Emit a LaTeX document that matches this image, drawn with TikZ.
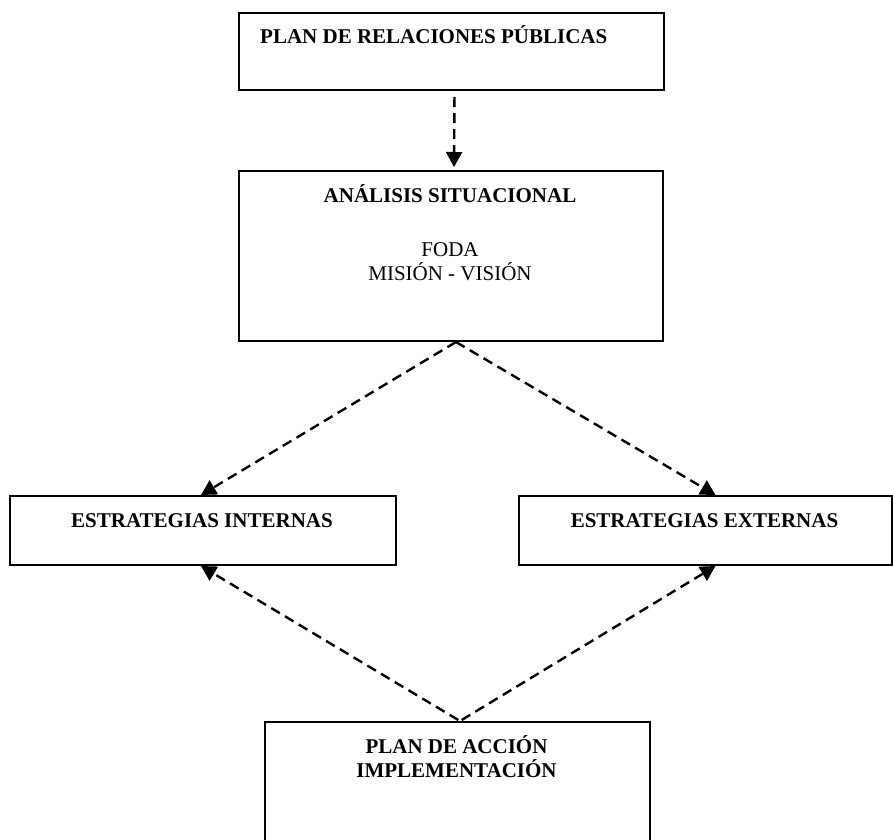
\documentclass[tikz,border=0pt]{standalone}
\usepackage{fontspec}
\setmainfont{Liberation Serif}
\usetikzlibrary{arrows.meta}
\tikzset{
  box/.style={draw, line width=2pt, rectangle, inner sep=0pt, anchor=north west},
  lbl/.style={anchor=base, inner sep=0pt, font=\fontsize{21}{24}\selectfont\bfseries},
  lblr/.style={anchor=base, inner sep=0pt, font=\fontsize{21}{24}\selectfont},
  conn/.style={line width=2.4pt, dash pattern=on 10pt off 6pt, -{Triangle[length=15pt,width=16pt]}}
}
\begin{document}
\begin{tikzpicture}[x=1pt,y=-1pt]
\clip (0,0) rectangle (893,839);
\fill[white] (0,0) rectangle (893,839);
% boxes
\node[box, minimum width=425pt, minimum height=77pt] (b1) at (238,12) {};
\node[box, minimum width=424pt, minimum height=170pt] (b2) at (238,170) {};
\node[box, minimum width=386pt, minimum height=69pt] (bl) at (9,495) {};
\node[box, minimum width=373pt, minimum height=69pt] (br) at (518,495) {};
\node[box, minimum width=385pt, minimum height=140pt] (bb) at (264,721) {};
% texts
\node[lbl, anchor=base west] (t1) at (260,43) {PLAN DE RELACIONES PÚBLICAS};
\node[lbl] (t2) at (450,202) {ANÁLISIS SITUACIONAL};
\node[lblr] (t3) at (450,256) {FODA};
\node[lblr] (t4) at (450,280) {MISIÓN - VISIÓN};
\node[lbl] (tl) at (202,527) {ESTRATEGIAS INTERNAS};
\node[lbl] (tr) at (704.5,527) {ESTRATEGIAS EXTERNAS};
\node[lbl] (tb1) at (456.5,753) {PLAN DE ACCIÓN};
\node[lbl] (tb2) at (456.5,777) {IMPLEMENTACIÓN};
% connectors
\draw[conn, shorten <=6pt, shorten >=3pt] ([xshift=3pt]b1.south) -- ([xshift=3pt]b2.north);
\draw[conn] ([xshift=5pt]b2.south) -- ([xshift=-2pt]bl.north);
\draw[conn] ([xshift=5pt]b2.south) -- ([xshift=10pt]br.north);
\draw[conn, shorten <=2pt] ([xshift=2.5pt]bb.north) -- ([xshift=-2pt]bl.south);
\draw[conn, shorten <=2pt] ([xshift=2.5pt]bb.north) -- ([xshift=10pt]br.south);
\end{tikzpicture}
\end{document}
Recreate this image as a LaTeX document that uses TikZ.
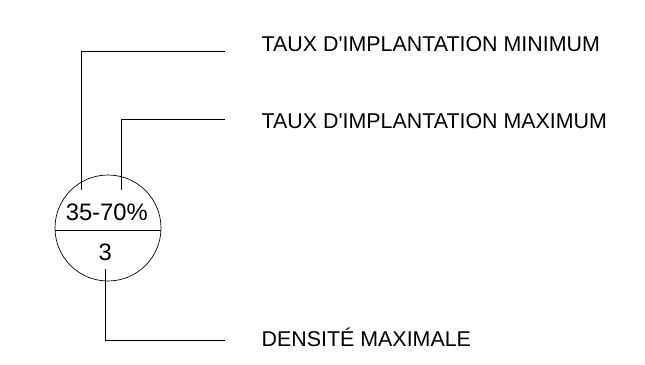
\documentclass[tikz,border=0pt]{standalone}
\usepackage{fontspec}
\setmainfont{Liberation Sans}
\newfontfamily\labfont{Liberation Sans}
\tikzset{lab/.style={anchor=base west,inner sep=0pt,font=\labfont\fontsize{21.4}{23}\selectfont},
 inl/.style={anchor=base,inner sep=0pt,font=\fontsize{23.8}{26}\selectfont},
 ln/.style={line width=0.7pt,black}}
\begin{document}
\begin{tikzpicture}[x=1pt,y=-1pt]
\useasboundingbox (0,0) rectangle (645,364);
\node[circle,draw,line width=0.7pt,minimum size=106pt,inner sep=0pt] (c) at (108,228) {};
\coordinate (cl) at (55,230.3);
\coordinate (cr) at (161,230.3);
\draw[ln] (cl) -- (cr);
\node[inl] (pct) at (106.8,220.7) {35-70\%};
\node[inl] (three) at (105.2,260.7) {3};
\node[lab] (t1) at (261.5,51.3) {TAUX D'IMPLANTATION MINIMUM};
\node[lab] (t2) at (261.5,128.7) {TAUX D'IMPLANTATION MAXIMUM};
\node[lab] (t3) at (261.5,346) {DENSITÉ MAXIMALE};
\coordinate (a1) at (81.3,190);
\coordinate (a2) at (121,190);
\coordinate (a3) at (105.3,269.3);
\coordinate (e1) at (225,51.3);
\coordinate (e2) at (225,119.7);
\coordinate (e3) at (225,340.7);
\draw[ln] (a1) |- (e1);
\draw[ln] (a2) |- (e2);
\draw[ln] (a3) |- (e3);
\end{tikzpicture}
\end{document}
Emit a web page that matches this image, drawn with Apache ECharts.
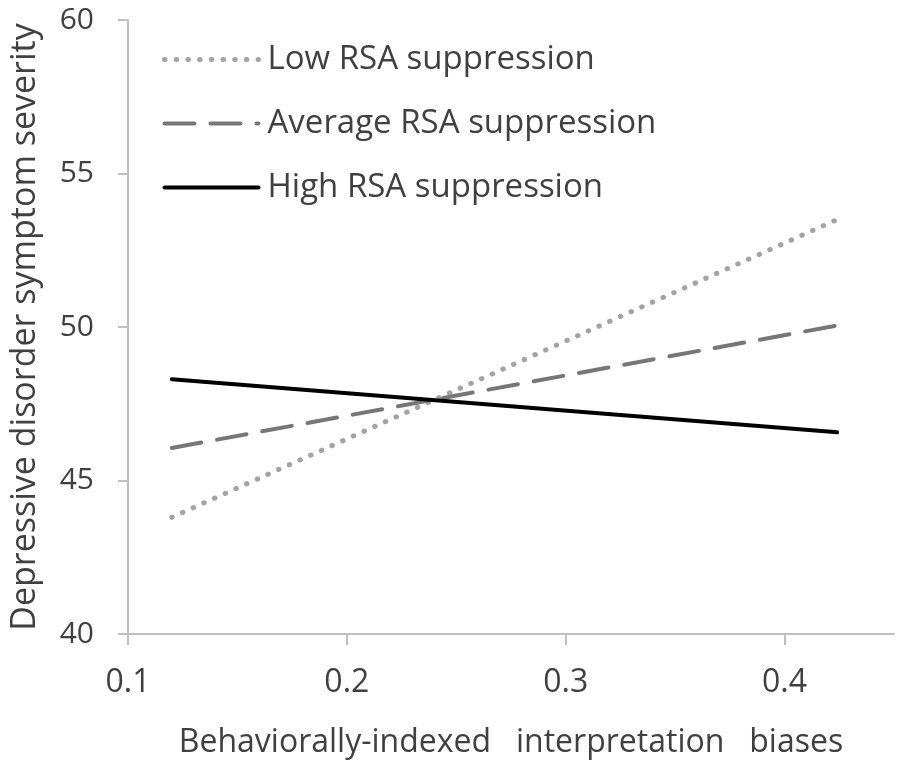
<!DOCTYPE html>
<html>
<head>
<meta charset="utf-8">
<script src="https://cdn.jsdelivr.net/npm/echarts@6/dist/echarts.min.js"></script>
<style>html,body{margin:0;padding:0;background:#fff;}#c{width:900px;height:768px;}</style>
</head>
<body>
<div id="c"></div>
<script>
const xPoints = [0.12, 0.424];
const lowRSA = [43.8, 53.5];
const avgRSA = [46.06, 50.05];
const highRSA = [48.3, 46.57];
const seriesNames = ['Low RSA suppression', 'Average RSA suppression', 'High RSA suppression'];
const xTitle = 'Behaviorally-indexed   interpretation   biases';
const yTitle = 'Depressive disorder symptom severity';

const toPairs = (ys) => xPoints.map((x, i) => [x, ys[i]]);
const font = 'Open Sans';
const textColor = '#404040';
const axisColor = '#bfbfbf';

const styles = [
  { color: '#a3a3a3', width: 5, type: [0.5, 11.2], cap: 'round' },
  { color: '#777777', width: 4, type: [30, 16], cap: 'round' },
  { color: '#000000', width: 4, type: 'solid', cap: 'round' }
];

const chart = echarts.init(document.getElementById('c'));
chart.setOption({
  animation: false,
  backgroundColor: '#fff',
  grid: { left: 128, top: 20, right: 6, bottom: 134, outerBoundsMode: 'none', containLabel: false },
  legend: {
    orient: 'vertical',
    left: 157,
    top: 38,
    itemWidth: 94,
    itemHeight: 6,
    itemGap: 31,
    itemStyle: { opacity: 0 },
    data: seriesNames.map((n, i) => ({ name: n, lineStyle: Object.assign({}, styles[i]) })),
    textStyle: { fontFamily: font, fontSize: 33, color: textColor, padding: [0, 0, 0, 4] }
  },
  xAxis: {
    type: 'value',
    min: 0.1, max: 0.45, interval: 0.1,
    name: xTitle,
    nameLocation: 'middle',
    nameGap: 93,
    nameTextStyle: { fontFamily: font, fontSize: 32, color: textColor },
    axisLine: { show: true, lineStyle: { color: axisColor, width: 2 } },
    axisTick: { show: true, length: 11, lineStyle: { color: axisColor, width: 2 } },
    axisLabel: { fontFamily: font, fontSize: 32, color: textColor, margin: 33,
      formatter: (v) => v.toFixed(1), showMaxLabel: false },
    splitLine: { show: false }
  },
  yAxis: {
    type: 'value',
    min: 40, max: 60, interval: 5,
    name: yTitle,
    nameLocation: 'middle',
    nameGap: 86,
    nameTextStyle: { fontFamily: font, fontSize: 34, color: textColor },
    axisLine: { show: true, lineStyle: { color: axisColor, width: 2 } },
    axisTick: { show: true, length: 10, lineStyle: { color: axisColor, width: 2 } },
    axisLabel: { fontFamily: font, fontSize: 30, color: textColor, margin: 34 },
    splitLine: { show: false }
  },
  series: seriesNames.map((n, i) => ({
    name: n, type: 'line', data: toPairs([lowRSA, avgRSA, highRSA][i]), symbol: 'none',
    itemStyle: { color: styles[i].color },
    lineStyle: styles[i]
  }))
});
</script>
</body>
</html>
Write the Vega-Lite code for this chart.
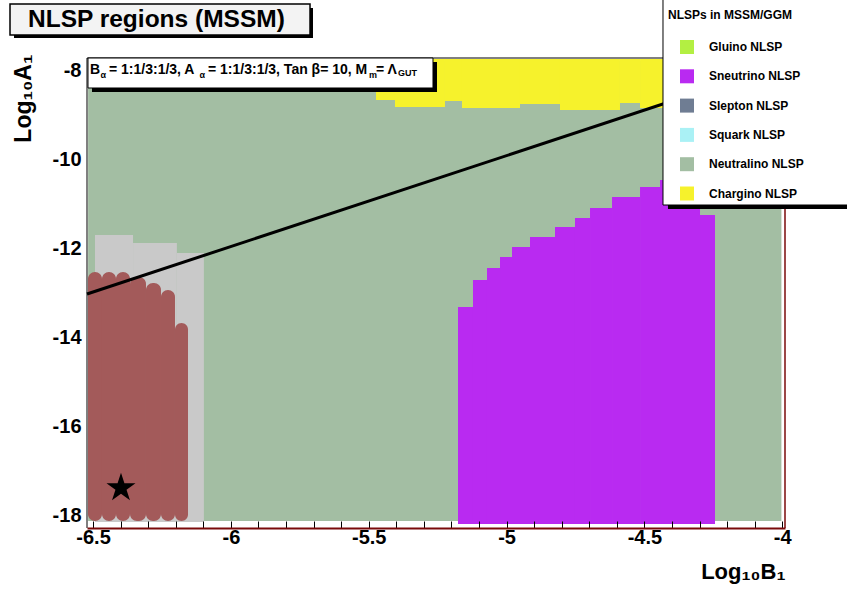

────────

Task instructions: Print the listing above in full, exactly as written. Omit any pictures.

Solution for this task:
Emit a LaTeX document that matches this image, drawn with TikZ.
\documentclass[tikz,border=0pt]{standalone}
\usepackage{fontspec}
\setmainfont{Liberation Serif}
\usetikzlibrary{arrows.meta}
\tikzset{
  box/.style={draw, line width=2pt, rectangle, inner sep=0pt, anchor=north west},
  lbl/.style={anchor=base, inner sep=0pt, font=\fontsize{21}{24}\selectfont\bfseries},
  lblr/.style={anchor=base, inner sep=0pt, font=\fontsize{21}{24}\selectfont},
  conn/.style={line width=2.4pt, dash pattern=on 10pt off 6pt, -{Triangle[length=15pt,width=16pt]}}
}
\begin{document}
\begin{tikzpicture}[x=1pt,y=-1pt]
\clip (0,0) rectangle (893,839);
\fill[white] (0,0) rectangle (893,839);
% boxes
\node[box, minimum width=425pt, minimum height=77pt] (b1) at (238,12) {};
\node[box, minimum width=424pt, minimum height=170pt] (b2) at (238,170) {};
\node[box, minimum width=386pt, minimum height=69pt] (bl) at (9,495) {};
\node[box, minimum width=373pt, minimum height=69pt] (br) at (518,495) {};
\node[box, minimum width=385pt, minimum height=140pt] (bb) at (264,721) {};
% texts
\node[lbl, anchor=base west] (t1) at (260,43) {PLAN DE RELACIONES PÚBLICAS};
\node[lbl] (t2) at (450,202) {ANÁLISIS SITUACIONAL};
\node[lblr] (t3) at (450,256) {FODA};
\node[lblr] (t4) at (450,280) {MISIÓN - VISIÓN};
\node[lbl] (tl) at (202,527) {ESTRATEGIAS INTERNAS};
\node[lbl] (tr) at (704.5,527) {ESTRATEGIAS EXTERNAS};
\node[lbl] (tb1) at (456.5,753) {PLAN DE ACCIÓN};
\node[lbl] (tb2) at (456.5,777) {IMPLEMENTACIÓN};
% connectors
\draw[conn, shorten <=6pt, shorten >=3pt] ([xshift=3pt]b1.south) -- ([xshift=3pt]b2.north);
\draw[conn] ([xshift=5pt]b2.south) -- ([xshift=-2pt]bl.north);
\draw[conn] ([xshift=5pt]b2.south) -- ([xshift=10pt]br.north);
\draw[conn, shorten <=2pt] ([xshift=2.5pt]bb.north) -- ([xshift=-2pt]bl.south);
\draw[conn, shorten <=2pt] ([xshift=2.5pt]bb.north) -- ([xshift=10pt]br.south);
\end{tikzpicture}
\end{document}
Recreate this image as a LaTeX document that uses TikZ.
\documentclass[tikz,border=0pt]{standalone}
\usepackage{fontspec}
\setmainfont{Liberation Sans}
\newfontfamily\labfont{Liberation Sans}
\tikzset{lab/.style={anchor=base west,inner sep=0pt,font=\labfont\fontsize{21.4}{23}\selectfont},
 inl/.style={anchor=base,inner sep=0pt,font=\fontsize{23.8}{26}\selectfont},
 ln/.style={line width=0.7pt,black}}
\begin{document}
\begin{tikzpicture}[x=1pt,y=-1pt]
\useasboundingbox (0,0) rectangle (645,364);
\node[circle,draw,line width=0.7pt,minimum size=106pt,inner sep=0pt] (c) at (108,228) {};
\coordinate (cl) at (55,230.3);
\coordinate (cr) at (161,230.3);
\draw[ln] (cl) -- (cr);
\node[inl] (pct) at (106.8,220.7) {35-70\%};
\node[inl] (three) at (105.2,260.7) {3};
\node[lab] (t1) at (261.5,51.3) {TAUX D'IMPLANTATION MINIMUM};
\node[lab] (t2) at (261.5,128.7) {TAUX D'IMPLANTATION MAXIMUM};
\node[lab] (t3) at (261.5,346) {DENSITÉ MAXIMALE};
\coordinate (a1) at (81.3,190);
\coordinate (a2) at (121,190);
\coordinate (a3) at (105.3,269.3);
\coordinate (e1) at (225,51.3);
\coordinate (e2) at (225,119.7);
\coordinate (e3) at (225,340.7);
\draw[ln] (a1) |- (e1);
\draw[ln] (a2) |- (e2);
\draw[ln] (a3) |- (e3);
\end{tikzpicture}
\end{document}
Emit a web page that matches this image, drawn with Apache ECharts.
<!DOCTYPE html>
<html>
<head>
<meta charset="utf-8">
<script src="https://cdn.jsdelivr.net/npm/echarts@6/dist/echarts.min.js"></script>
<style>html,body{margin:0;padding:0;background:#fff;}#c{width:900px;height:768px;}</style>
</head>
<body>
<div id="c"></div>
<script>
const xPoints = [0.12, 0.424];
const lowRSA = [43.8, 53.5];
const avgRSA = [46.06, 50.05];
const highRSA = [48.3, 46.57];
const seriesNames = ['Low RSA suppression', 'Average RSA suppression', 'High RSA suppression'];
const xTitle = 'Behaviorally-indexed   interpretation   biases';
const yTitle = 'Depressive disorder symptom severity';

const toPairs = (ys) => xPoints.map((x, i) => [x, ys[i]]);
const font = 'Open Sans';
const textColor = '#404040';
const axisColor = '#bfbfbf';

const styles = [
  { color: '#a3a3a3', width: 5, type: [0.5, 11.2], cap: 'round' },
  { color: '#777777', width: 4, type: [30, 16], cap: 'round' },
  { color: '#000000', width: 4, type: 'solid', cap: 'round' }
];

const chart = echarts.init(document.getElementById('c'));
chart.setOption({
  animation: false,
  backgroundColor: '#fff',
  grid: { left: 128, top: 20, right: 6, bottom: 134, outerBoundsMode: 'none', containLabel: false },
  legend: {
    orient: 'vertical',
    left: 157,
    top: 38,
    itemWidth: 94,
    itemHeight: 6,
    itemGap: 31,
    itemStyle: { opacity: 0 },
    data: seriesNames.map((n, i) => ({ name: n, lineStyle: Object.assign({}, styles[i]) })),
    textStyle: { fontFamily: font, fontSize: 33, color: textColor, padding: [0, 0, 0, 4] }
  },
  xAxis: {
    type: 'value',
    min: 0.1, max: 0.45, interval: 0.1,
    name: xTitle,
    nameLocation: 'middle',
    nameGap: 93,
    nameTextStyle: { fontFamily: font, fontSize: 32, color: textColor },
    axisLine: { show: true, lineStyle: { color: axisColor, width: 2 } },
    axisTick: { show: true, length: 11, lineStyle: { color: axisColor, width: 2 } },
    axisLabel: { fontFamily: font, fontSize: 32, color: textColor, margin: 33,
      formatter: (v) => v.toFixed(1), showMaxLabel: false },
    splitLine: { show: false }
  },
  yAxis: {
    type: 'value',
    min: 40, max: 60, interval: 5,
    name: yTitle,
    nameLocation: 'middle',
    nameGap: 86,
    nameTextStyle: { fontFamily: font, fontSize: 34, color: textColor },
    axisLine: { show: true, lineStyle: { color: axisColor, width: 2 } },
    axisTick: { show: true, length: 10, lineStyle: { color: axisColor, width: 2 } },
    axisLabel: { fontFamily: font, fontSize: 30, color: textColor, margin: 34 },
    splitLine: { show: false }
  },
  series: seriesNames.map((n, i) => ({
    name: n, type: 'line', data: toPairs([lowRSA, avgRSA, highRSA][i]), symbol: 'none',
    itemStyle: { color: styles[i].color },
    lineStyle: styles[i]
  }))
});
</script>
</body>
</html>
Write the Vega-Lite code for this chart.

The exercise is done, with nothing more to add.